The report isn't due until next July—long after Bush leaves office. But when the inspectors general recently submitted their first "interim" report to Congress under the measure, it wasn't made public. Instead, the brief document, written by CIA inspector general John Helgerson, was marked classified—a move that has drawn a stiff protest from House Intelligence Committee Chairman Silvestre Reyes.
In an Oct. 10 letter, Reyes complained to Helgerson (who is coordinating the review by 16 different inspectors general) for submitting a secret interim report when Congress envisioned a document that could be shared with the public. The letter essentially said, "Here's what the law says, please explain why you're not following the law," Courtney Littig, a spokeswoman for the House Intelligence Committee, tells NEWSWEEK.
Reyes's letter also included a request that the inspectors general issue a "preservation order" preventing White House or intelligence community officials from removing or destroying documents relating to the warrantless-surveillance program. With barely three months left in the administration, Reyes wanted to make sure that "they don't destroy anything before they walk out the door," Littig says.
The dispute might not seem entirely unexpected. A veil of super secrecy has surrounded the program since President Bush, in the weeks after 9/11, directed the National Security Agency (NSA) to conduct surveillance of phone calls and e-mails of terror suspects inside the United States without judicial warrants. The little-noticed provision for a public inspectors-general report was crucial to gaining the support of some liberal Democrats—including Sen. Barack Obama—for last summer's bill, which allowed a modified version of the program to continue.
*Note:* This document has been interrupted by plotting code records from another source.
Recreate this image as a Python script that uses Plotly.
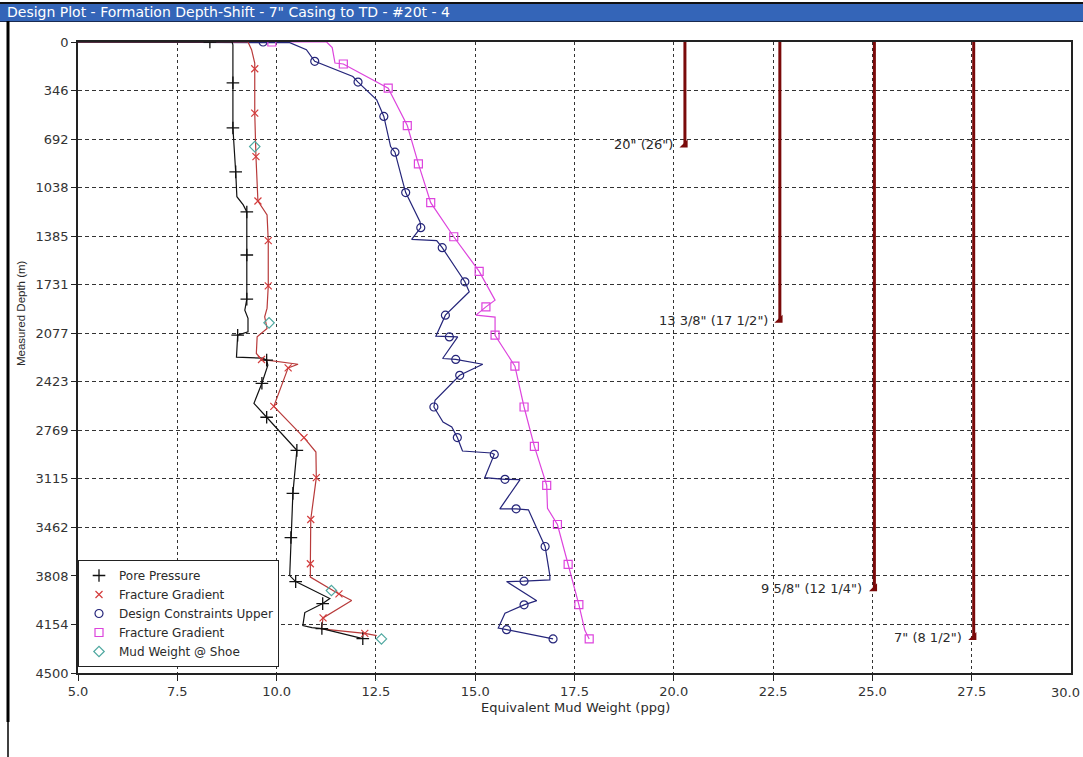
import plotly.graph_objects as go

# ---------------- data (ppg vs measured depth m) ----------------
pore_path_x = [5.0, 8.32, 8.88, 8.90, 8.90, 8.90, 8.97, 9.00, 9.16, 9.25, 9.25, 9.25, 9.20, 9.28, 9.28,
               9.02, 8.99, 9.65, 9.75, 9.78, 9.63, 9.43, 9.75, 10.38, 10.51, 10.41, 10.36, 10.33, 10.48,
               11.34, 11.16, 10.71, 10.66, 10.89, 11.14, 12.17]
pore_path_d = [0, 0, 0, 20, 291, 613, 926, 1103, 1162, 1212, 1519, 1834, 1912, 1971, 2067,
               2091, 2248, 2255, 2269, 2305, 2434, 2577, 2676, 2876, 2912, 3219, 3534, 3805, 3848,
               3969, 4005, 4069, 4162, 4176, 4183, 4255]
pore_mk_x = [8.32, 8.90, 8.90, 8.97, 9.25, 9.25, 9.25, 9.02, 9.75, 9.63, 9.75, 10.51, 10.41, 10.36,
             10.48, 11.16, 11.14, 12.17]
pore_mk_d = [0, 291, 613, 926, 1212, 1519, 1834, 2091, 2269, 2434, 2676, 2912, 3219, 3534,
             3848, 4005, 4183, 4255]

frac_path_x = [5.0, 9.28, 9.37, 9.45, 9.45, 9.45, 9.48, 9.53, 9.76, 9.79, 9.79, 9.76, 9.70, 9.76,
               9.51, 9.49, 9.62, 10.08, 10.54, 10.29, 9.99, 9.93, 10.69, 10.99, 11.00, 10.86, 10.85,
               10.85, 11.57, 11.89, 11.17, 11.13, 12.22, 12.52]
frac_path_d = [0, 0, 55, 150, 191, 507, 817, 1134, 1234, 1417, 1739, 1898, 1960, 2043,
               2103, 2221, 2264, 2281, 2298, 2324, 2543, 2598, 2821, 2924, 3107, 3405, 3721,
               3816, 3936, 3983, 4107, 4186, 4217, 4234]
frac_mk_x = [9.45, 9.45, 9.48, 9.53, 9.79, 9.79, 9.62, 10.29, 9.93, 10.69, 11.00, 10.86, 10.85,
             11.57, 11.17, 12.22]
frac_mk_d = [191, 507, 817, 1134, 1417, 1739, 2264, 2324, 2598, 2821, 3107, 3405, 3721,
             3936, 4107, 4217]

dcu_path_x = [5.0, 9.66, 10.33, 10.75, 10.96, 11.92, 12.05, 12.52, 12.70, 12.87, 12.98, 13.15, 13.25,
              13.61, 13.63, 13.40, 14.03, 14.17, 14.66, 14.74, 14.85, 14.25, 14.01, 14.35, 14.56,
              14.18, 14.51, 15.19, 14.61, 13.99, 13.96, 14.19, 14.41, 14.55, 14.68, 15.41, 15.48,
              15.24, 15.75, 16.13, 15.62, 16.03, 16.34, 16.67, 16.76, 16.88, 16.88, 16.23, 15.79,
              16.55, 16.23, 15.75, 15.58, 15.79, 16.96]
dcu_path_d = [0, 0, 5, 55, 138, 246, 286, 412, 531, 746, 786, 969, 1074,
              1281, 1324, 1407, 1417, 1467, 1674, 1710, 1781, 1948, 2098, 2103, 2103,
              2257, 2264, 2298, 2377, 2555, 2603, 2710, 2746, 2821, 2917, 2931, 2941,
              3107, 3119, 3121, 3329, 3329, 3336, 3543, 3598, 3805, 3836, 3845, 3848,
              3984, 4014, 4074, 4179, 4191, 4257]
dcu_mk_x = [9.66, 10.96, 12.05, 12.70, 12.98, 13.25, 13.63, 14.17, 14.74, 14.25, 14.35, 14.51,
            14.61, 13.96, 14.55, 15.48, 15.75, 16.03, 16.76, 16.23, 16.23, 15.79, 16.96]
dcu_mk_d = [0, 138, 286, 531, 786, 1074, 1324, 1467, 1710, 1948, 2103, 2264,
            2377, 2603, 2821, 2941, 3119, 3329, 3598, 3845, 4014, 4191, 4257]

fg_path_x = [5.0, 9.88, 11.26, 11.40, 11.47, 11.68, 12.81, 13.29, 13.57, 13.88, 14.46, 15.10, 15.50,
             15.27, 15.02, 15.50, 15.50, 16.00, 16.23, 16.49, 16.80, 16.82, 17.07, 17.34, 17.61,
             17.76, 17.87]
fg_path_d = [0, 0, 0, 40, 150, 157, 329, 596, 869, 1146, 1389, 1636, 1841,
             1889, 1948, 1962, 2091, 2312, 2603, 2884, 3162, 3326, 3441, 3726, 4012,
             4196, 4257]
fg_mk_x = [9.88, 11.68, 12.81, 13.29, 13.57, 13.88, 14.46, 15.10, 15.27, 15.50, 16.00, 16.23,
           16.49, 16.80, 17.07, 17.34, 17.61, 17.87]
fg_mk_d = [0, 157, 329, 596, 869, 1146, 1389, 1636, 1889, 2091, 2312, 2603,
           2884, 3162, 3441, 3726, 4012, 4257]

mw_x = [9.45, 9.81, 11.38, 12.64]
mw_d = [746, 2003, 3912, 4257]

casing_labels = ['20" (26")', '13 3/8" (17 1/2")', '9 5/8" (12 1/4")', '7" (8 1/2")']
casing_x = [20.28, 22.67, 25.05, 27.55]
casing_d = [733, 1983, 3898, 4246]

x_ticks = [5.0, 7.5, 10.0, 12.5, 15.0, 17.5, 20.0, 22.5, 25.0, 27.5]
x_last_tick = 30.0
y_ticks = [0, 346, 692, 1038, 1385, 1731, 2077, 2423, 2769, 3115, 3462, 3808, 4154, 4500]

TITLE = 'Design Plot - Formation Depth-Shift - 7" Casing to TD - #20t - 4'

# ---------------- layout geometry ----------------
W, H = 1083, 757
L, R, T, B = 78, 12, 42, 84
PW, PH = W - L - R, H - T - B


def px(xp):
    return (xp - L) / PW


def py(yp):
    return 1 - (yp - T) / PH


FONT = "DejaVu Sans"
TXT = "#2a2a2a"
fig = go.Figure()

# lines (no legend)
line_specs = [
    (fg_path_x, fg_path_d, "#dd44dd"),
    (dcu_path_x, dcu_path_d, "#25257a"),
    (frac_path_x, frac_path_d, "#b83a3a"),
    (pore_path_x, pore_path_d, "#111111"),
]
for xs, ds, col in line_specs:
    fig.add_trace(go.Scatter(x=xs, y=ds, mode="lines", line=dict(color=col, width=1.2),
                             showlegend=False, hoverinfo="skip"))

# casing strings
for cx, cd in zip(casing_x, casing_d):
    fig.add_trace(go.Scatter(x=[cx, cx], y=[0, cd], mode="lines",
                             line=dict(color="#7a0a0a", width=3), showlegend=False))
fig.add_trace(go.Scatter(x=casing_x, y=casing_d, mode="markers",
                         marker=dict(symbol="triangle-se", size=9, color="#7a0a0a"),
                         showlegend=False))
for lab, cx, cd in zip(casing_labels, casing_x, casing_d):
    fig.add_annotation(x=cx, y=cd, text=lab, showarrow=False, xanchor="right",
                       yanchor="middle", xshift=-10, font=dict(family=FONT, size=13, color=TXT))

# markers (legend)
fig.add_trace(go.Scatter(x=pore_mk_x, y=pore_mk_d, mode="markers", name="Pore Pressure",
                         marker=dict(symbol="cross-thin", size=9, line=dict(color="#111", width=1.3))))
fig.add_trace(go.Scatter(x=frac_mk_x, y=frac_mk_d, mode="markers", name="Fracture Gradient",
                         marker=dict(symbol="x-thin", size=7, line=dict(color="#d43c3c", width=1.2))))
fig.add_trace(go.Scatter(x=dcu_mk_x, y=dcu_mk_d, mode="markers", name="Design Constraints Upper",
                         marker=dict(symbol="circle-open", size=8, color="#25257a",
                                     line=dict(width=1.2))))
fig.add_trace(go.Scatter(x=fg_mk_x, y=fg_mk_d, mode="markers", name="Fracture Gradient",
                         marker=dict(symbol="square-open", size=8, color="#dd44dd",
                                     line=dict(width=1.2))))
fig.add_trace(go.Scatter(x=mw_x, y=mw_d, mode="markers", name="Mud Weight @ Shoe",
                         marker=dict(symbol="diamond-open", size=8, color="#4fa8a0",
                                     line=dict(width=1.2))))

# window decorations: title bar, left border
shapes = [
    dict(type="rect", xref="paper", yref="paper", x0=px(0), x1=px(W), y0=py(21), y1=py(3),
         fillcolor="#3465b8", line=dict(width=0), layer="above"),
    dict(type="line", xref="paper", yref="paper", x0=px(0), x1=px(W), y0=py(3), y1=py(3),
         line=dict(color="#111", width=2)),
    dict(type="line", xref="paper", yref="paper", x0=px(0), x1=px(W), y0=py(21.5), y1=py(21.5),
         line=dict(color="#1a2a50", width=1)),
    dict(type="line", xref="paper", yref="paper", x0=px(8), x1=px(8), y0=py(21), y1=py(722),
         line=dict(color="#000", width=3)),
    dict(type="line", xref="paper", yref="paper", x0=px(8), x1=px(8), y0=py(722), y1=py(757),
         line=dict(color="#000", width=1.5)),
]
fig.update_layout(shapes=shapes)

fig.add_annotation(xref="paper", yref="paper", x=px(5), y=py(12.5), text=TITLE, showarrow=False,
                   xanchor="left", yanchor="middle", font=dict(family=FONT, size=14, color="white"))
fig.add_annotation(xref="paper", yref="paper", x=px(575), y=py(707),
                   text="Equivalent Mud Weight (ppg)", showarrow=False, xanchor="center",
                   yanchor="middle", font=dict(family=FONT, size=13, color=TXT))
fig.add_annotation(xref="paper", yref="paper", x=px(21), y=py(313), text="Measured Depth (m)",
                   showarrow=False, textangle=-90, xanchor="center", yanchor="middle",
                   font=dict(family="Liberation Sans", size=11.5, color=TXT))
# last x tick label sits on the window edge in the reference; keep it fully inside
fig.add_annotation(xref="paper", x=px(1082), yref="paper", y=0, yshift=-19,
                   text=f"{x_last_tick:.1f}", showarrow=False, xanchor="right", yanchor="middle",
                   font=dict(family=FONT, size=13, color="#333"))

fig.update_xaxes(range=[5, 30], tickvals=x_ticks, tickformat=".1f", showgrid=True,
                 gridcolor="#333", griddash="3px,3px", gridwidth=1, zeroline=False,
                 showline=True, linecolor="#222", linewidth=1.5, mirror=True,
                 ticks="outside", ticklen=6, tickcolor="#222",
                 tickfont=dict(family=FONT, size=13, color="#333"))
fig.update_yaxes(range=[4500, 0], tickvals=y_ticks, showgrid=True, gridcolor="#333",
                 griddash="4px,3px", gridwidth=1, zeroline=False,
                 showline=True, linecolor="#222", linewidth=1.5, mirror=True,
                 ticks="outside", ticklen=5, tickcolor="#222",
                 tickfont=dict(family=FONT, size=13, color="#333"))

fig.update_layout(
    width=W, height=H, margin=dict(l=L, r=R, t=T, b=B, autoexpand=False),
    paper_bgcolor="white", plot_bgcolor="white",
    font=dict(family=FONT, size=13, color=TXT),
    legend=dict(x=0, y=py(667), xanchor="left", yanchor="bottom", bgcolor="white",
                bordercolor="#222", borderwidth=1, font=dict(family=FONT, size=12, color=TXT),
                tracegroupgap=0, itemwidth=30),
)

fig.write_html("out.html", config={"displayModeBar": False},
               post_script="document.body.style.margin='0';document.body.style.overflow='hidden';")
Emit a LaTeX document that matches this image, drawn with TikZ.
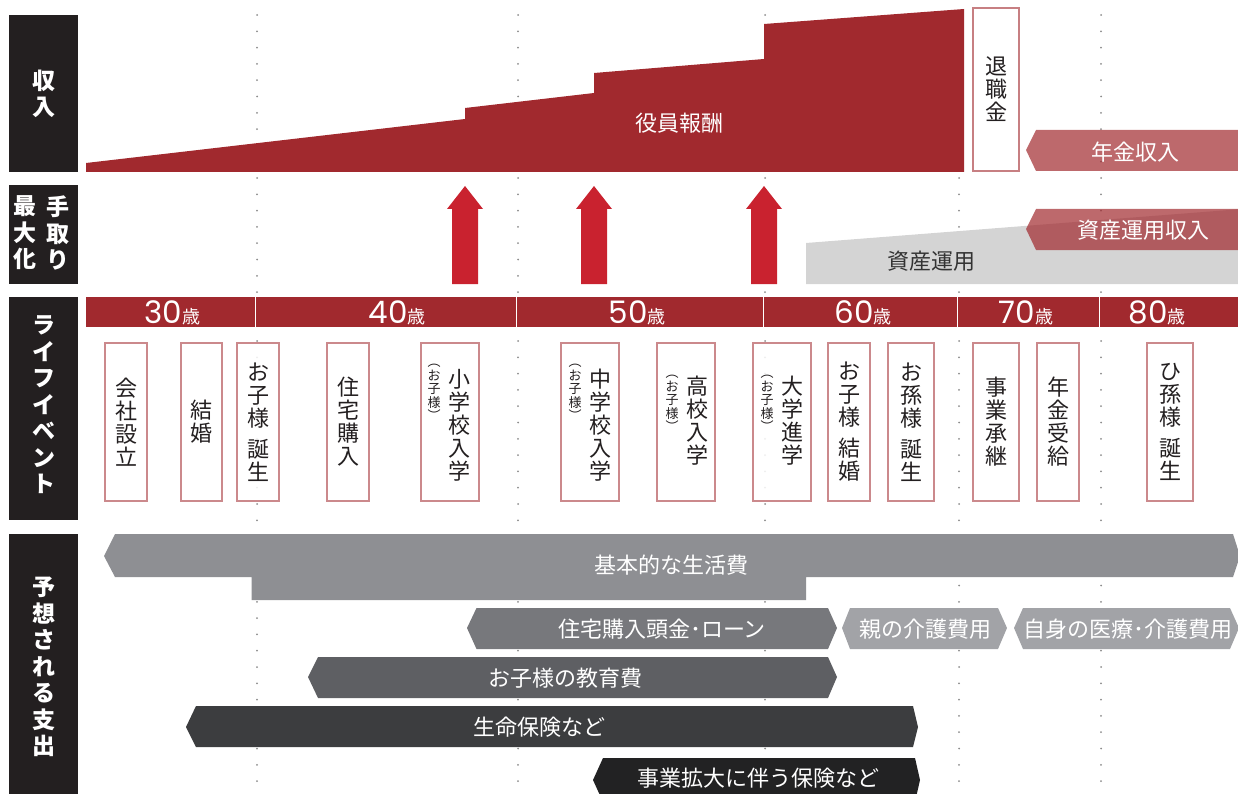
\documentclass[tikz,border=0pt]{standalone}
\usepackage{fontspec}
\usepackage{tikz}
\usetikzlibrary{positioning}
\newfontfamily\jp{Noto Sans CJK JP}
\newfontfamily\agefont{Poppins}
\definecolor{incred}{HTML}{A1292E}
\definecolor{upred}{HTML}{C9222F}
\definecolor{labelbg}{HTML}{231F20}
\definecolor{asset}{HTML}{D4D4D4}
\definecolor{assettext}{HTML}{333333}
\definecolor{dotgray}{HTML}{8C8C8C}
\definecolor{costA}{HTML}{8E8F93}
\definecolor{costB}{HTML}{77787C}
\definecolor{costC}{HTML}{A2A3A7}
\definecolor{costD}{HTML}{5E5F63}
\definecolor{costE}{HTML}{3C3D3F}
\definecolor{costF}{HTML}{222223}

\begin{document}
\begin{tikzpicture}[x=1pt, y=-1pt,
    sidetext/.style={text=white, align=center, inner sep=0pt, font=\jp\bfseries\fontsize{23}{26.5}\selectfont},
    evbox/.style={draw=incred!55, line width=1.3pt, fill=white, fill opacity=0.85, minimum height=158pt, inner sep=0pt},
    evtext/.style={text=labelbg, align=center, inner sep=0pt, font=\jp\fontsize{22}{23}\selectfont},
    evsmall/.style={text=labelbg, align=center, inner sep=0pt, font=\jp\fontsize{13}{13.5}\selectfont},
    agetext/.style={text=white, anchor=base, inner sep=0pt, font=\agefont\fontsize{31}{31}\selectfont},
    bartext/.style={text=white, font=\jp\fontsize{22}{22}\selectfont},
    dotline/.style={draw=dotgray, line width=2pt, line cap=round, dash pattern=on 0pt off 16.3pt}]

    \useasboundingbox (0,0) rectangle (1238,794);

    \foreach \x in {257,518,765,959,1101}
        \draw [dotline] (\x,15) -- (\x,790);

    \fill [labelbg] (9,15) rectangle (78,172);
    \fill [labelbg] (9,185) rectangle (78,284);
    \fill [labelbg] (9,297) rectangle (78,520);
    \fill [labelbg] (9,534) rectangle (78,800);

    \node [sidetext] (shunyu) at (43.5,94) {収\\入};
    \node [sidetext] (tedori) at (58,233) {手\\取\\り};
    \node [sidetext] (saidaika) at (25,233) {最\\大\\化};
    \node [sidetext] (life) at (43.5,405) {ラ\\イ\\フ\\イ\\ベ\\ン\\ト};
    \node [sidetext] (yoso) at (43.5,667) {予\\想\\さ\\れ\\る\\支\\出};

    \fill [incred] (86,172) -- (86,163) -- (465,119) -- (465,108) -- (594,93) -- (594,73)
        -- (764,59) -- (764,24) -- (964,9) -- (964,172) -- cycle;
    \node [bartext] (yakuin) at (679,123) {役員報酬};

    \node [evbox, draw=incred!60, minimum width=46pt, minimum height=163pt] (taishoku) at (996,89.5) {};
    \node [evtext] (taishokuT) at (taishoku) {退\\職\\金};

    \fill [incred, fill opacity=0.7] (1026,150) -- (1036,130) -- (1242,130) -- (1242,171) -- (1036,171) -- cycle;
    \node [bartext] (nenkin) at (1135,152) {年金収入};

    \fill [asset] (806,243) -- (1242,209) -- (1242,284) -- (806,284) -- cycle;
    \node [text=assettext, font=\jp\fontsize{22}{22}\selectfont] (unyo) at (931,261) {資産運用};

    \fill [incred, fill opacity=0.7] (1026,229) -- (1036,209) -- (1242,209) -- (1242,250) -- (1036,250) -- cycle;
    \node [bartext] (unyoshunyu) at (1143,230) {資産運用収入};

    \foreach \x in {465,594,764}
        \fill [upred] (\x-13,284) -- (\x-13,209) -- (\x-18,209) -- (\x,186)
            -- (\x+18,209) -- (\x+13,209) -- (\x+13,284) -- cycle;

    \fill [incred] (86,297) rectangle (1242,327);
    \foreach \x in {255.5,516.5,763,957,1099}
        \draw [white, line width=1pt] (\x,297) -- (\x,327);

    \node [agetext] (age30) at (172.5,323.5) {30{\jp\fontsize{18}{18}\selectfont 歳}};
    \node [agetext] (age40) at (397,323.5) {40{\jp\fontsize{18}{18}\selectfont 歳}};
    \node [agetext] (age50) at (637,323.5) {50{\jp\fontsize{18}{18}\selectfont 歳}};
    \node [agetext] (age60) at (863,323.5) {60{\jp\fontsize{18}{18}\selectfont 歳}};
    \node [agetext] (age70) at (1026,323.5) {70{\jp\fontsize{18}{18}\selectfont 歳}};
    \node [agetext] (age80) at (1157,323.5) {80{\jp\fontsize{18}{18}\selectfont 歳}};

    \node [evbox, minimum width=42pt] (kaisha) at (126,422) {};
    \node [evbox, minimum width=41pt] (kekkon) at (201.5,422) {};
    \node [evbox, minimum width=42pt] (tanjo) at (258,422) {};
    \node [evbox, minimum width=42pt] (jutaku) at (348,422) {};
    \node [evbox, minimum width=58pt] (shogaku) at (450,422) {};
    \node [evbox, minimum width=58pt] (chugaku) at (590,422) {};
    \node [evbox, minimum width=58pt] (koko) at (686,422) {};
    \node [evbox, minimum width=58pt] (daigaku) at (782,422) {};
    \node [evbox, minimum width=42pt] (kokekkon) at (849,422) {};
    \node [evbox, minimum width=46pt] (mago) at (911,422) {};
    \node [evbox, minimum width=46pt] (shokei) at (996,422) {};
    \node [evbox, minimum width=42pt] (jukyu) at (1058,422) {};
    \node [evbox, minimum width=46pt] (himago) at (1170,422) {};

    \node [evtext] (kaishaT) at (kaisha) {会\\社\\設\\立};
    \node [evtext] (kekkonT) at (kekkon) {結\\婚};
    \node [evtext] (tanjoT) at (tanjo) {お\\子\\様\\[8pt]誕\\生};
    \node [evtext] (jutakuT) at (jutaku) {住\\宅\\購\\入};
    \node [evtext] (shogakuT) at (459,425) {小\\学\\校\\入\\学};
    \node [evsmall, anchor=north] (shogakuS) at (434,364) {︵\\お\\子\\様\\︶};
    \node [evtext] (chugakuT) at (600,425) {中\\学\\校\\入\\学};
    \node [evsmall, anchor=north] (chugakuS) at (575,364) {︵\\お\\子\\様\\︶};
    \node [evtext] (kokoT) at (697,421) {高\\校\\入\\学};
    \node [evsmall, anchor=north] (kokoS) at (672,375) {︵\\お\\子\\様\\︶};
    \node [evtext] (daigakuT) at (792,421) {大\\学\\進\\学};
    \node [evsmall, anchor=north] (daigakuS) at (767,375) {︵\\お\\子\\様\\︶};
    \node [evtext] (kokekkonT) at (kokekkon) {お\\子\\様\\[8pt]結\\婚};
    \node [evtext] (magoT) at (mago) {お\\孫\\様\\[8pt]誕\\生};
    \node [evtext] (shokeiT) at (shokei) {事\\業\\承\\継};
    \node [evtext] (jukyuT) at (jukyu) {年\\金\\受\\給};
    \node [evtext] (himagoT) at (himago) {ひ\\孫\\様\\[8pt]誕\\生};

    \fill [costA] (104,556) -- (115,534) -- (1233,534) -- (1240,556) -- (1233,577) -- (806,577)
        -- (806,600) -- (251.5,600) -- (251.5,577) -- (115,577) -- cycle;
    \fill [costB] (467,628) -- (476.5,608) -- (828,608) -- (837,628) -- (828,649) -- (476.5,649) -- cycle;
    \fill [costC] (842,628) -- (850,608) -- (998,608) -- (1007,628) -- (998,649) -- (850,649) -- cycle;
    \fill [costC] (1014,628) -- (1023,608) -- (1230,608) -- (1239,628) -- (1230,649) -- (1023,649) -- cycle;
    \fill [costD] (308,677) -- (318,657) -- (828,657) -- (837,677) -- (828,698) -- (318,698) -- cycle;
    \fill [costE] (186,727) -- (196,706) -- (913,706) -- (918,727) -- (913,747) -- (196,747) -- cycle;
    \fill [costF] (593,780) -- (603,758) -- (915,758) -- (920,780) -- (915,802) -- (603,802) -- cycle;

    \node [bartext] (kihon) at (671,565) {基本的な生活費};
    \node [bartext] (jutakuhi) at (662,629) {住宅購入頭金･ローン};
    \node [bartext] (kaigo) at (925,629) {親の介護費用};
    \node [bartext] (iryo) at (1128,629) {自身の医療･介護費用};
    \node [bartext] (kyoiku) at (565,678) {お子様の教育費};
    \node [bartext] (hoken) at (539,727) {生命保険など};
    \node [bartext] (kakudai) at (758,778) {事業拡大に伴う保険など};

\end{tikzpicture}
\end{document}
At the time, Obama was attacked by liberal bloggers for reversing his position on one of the most controversial provisions in the bill: a section, strongly backed by the White House, that granted blanket immunity to telecommunications companies facing lawsuits for participating in what critics charged was an illegal program. But Obama pointed to the mandate for a public report as a reason he was finally prepared to back the measure—even though it would squash lawsuits that could have led to a public airing of the extent of warrantless spying conduct by the administration. "The Inspectors General report provides a real mechanism for accountability and should not be discounted," Obama wrote in a statement posted on his Web site on July 3. "It will allow a close look at past misconduct without hurdles that would exist in federal court because of classification issues."